Give the material again in full, matching it exactly.
# # # # #
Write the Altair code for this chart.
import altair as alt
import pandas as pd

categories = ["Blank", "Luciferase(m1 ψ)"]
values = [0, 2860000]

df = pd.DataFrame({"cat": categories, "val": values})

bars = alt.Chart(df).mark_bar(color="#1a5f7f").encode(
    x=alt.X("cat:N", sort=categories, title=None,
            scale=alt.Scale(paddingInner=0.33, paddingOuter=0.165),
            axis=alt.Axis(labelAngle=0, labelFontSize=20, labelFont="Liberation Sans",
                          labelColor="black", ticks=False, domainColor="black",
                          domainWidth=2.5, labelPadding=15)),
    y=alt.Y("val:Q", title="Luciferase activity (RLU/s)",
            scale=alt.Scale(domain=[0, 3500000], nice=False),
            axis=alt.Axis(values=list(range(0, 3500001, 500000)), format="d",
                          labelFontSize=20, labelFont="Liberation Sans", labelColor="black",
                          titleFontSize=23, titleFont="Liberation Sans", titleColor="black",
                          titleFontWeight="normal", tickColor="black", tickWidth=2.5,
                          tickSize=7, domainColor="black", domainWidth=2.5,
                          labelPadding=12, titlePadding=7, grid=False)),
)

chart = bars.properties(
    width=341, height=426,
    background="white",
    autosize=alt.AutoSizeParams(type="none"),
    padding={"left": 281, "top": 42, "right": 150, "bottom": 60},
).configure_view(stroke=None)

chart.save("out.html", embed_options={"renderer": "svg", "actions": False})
# # # # #
Correct output:
Write the Altair code for this chart.
import altair as alt
import pandas as pd

categories = ["Blank", "Luciferase(m1 ψ)"]
values = [0, 2860000]

df = pd.DataFrame({"cat": categories, "val": values})

bars = alt.Chart(df).mark_bar(color="#1a5f7f").encode(
    x=alt.X("cat:N", sort=categories, title=None,
            scale=alt.Scale(paddingInner=0.33, paddingOuter=0.165),
            axis=alt.Axis(labelAngle=0, labelFontSize=20, labelFont="Liberation Sans",
                          labelColor="black", ticks=False, domainColor="black",
                          domainWidth=2.5, labelPadding=15)),
    y=alt.Y("val:Q", title="Luciferase activity (RLU/s)",
            scale=alt.Scale(domain=[0, 3500000], nice=False),
            axis=alt.Axis(values=list(range(0, 3500001, 500000)), format="d",
                          labelFontSize=20, labelFont="Liberation Sans", labelColor="black",
                          titleFontSize=23, titleFont="Liberation Sans", titleColor="black",
                          titleFontWeight="normal", tickColor="black", tickWidth=2.5,
                          tickSize=7, domainColor="black", domainWidth=2.5,
                          labelPadding=12, titlePadding=7, grid=False)),
)

chart = bars.properties(
    width=341, height=426,
    background="white",
    autosize=alt.AutoSizeParams(type="none"),
    padding={"left": 281, "top": 42, "right": 150, "bottom": 60},
).configure_view(stroke=None)

chart.save("out.html", embed_options={"renderer": "svg", "actions": False})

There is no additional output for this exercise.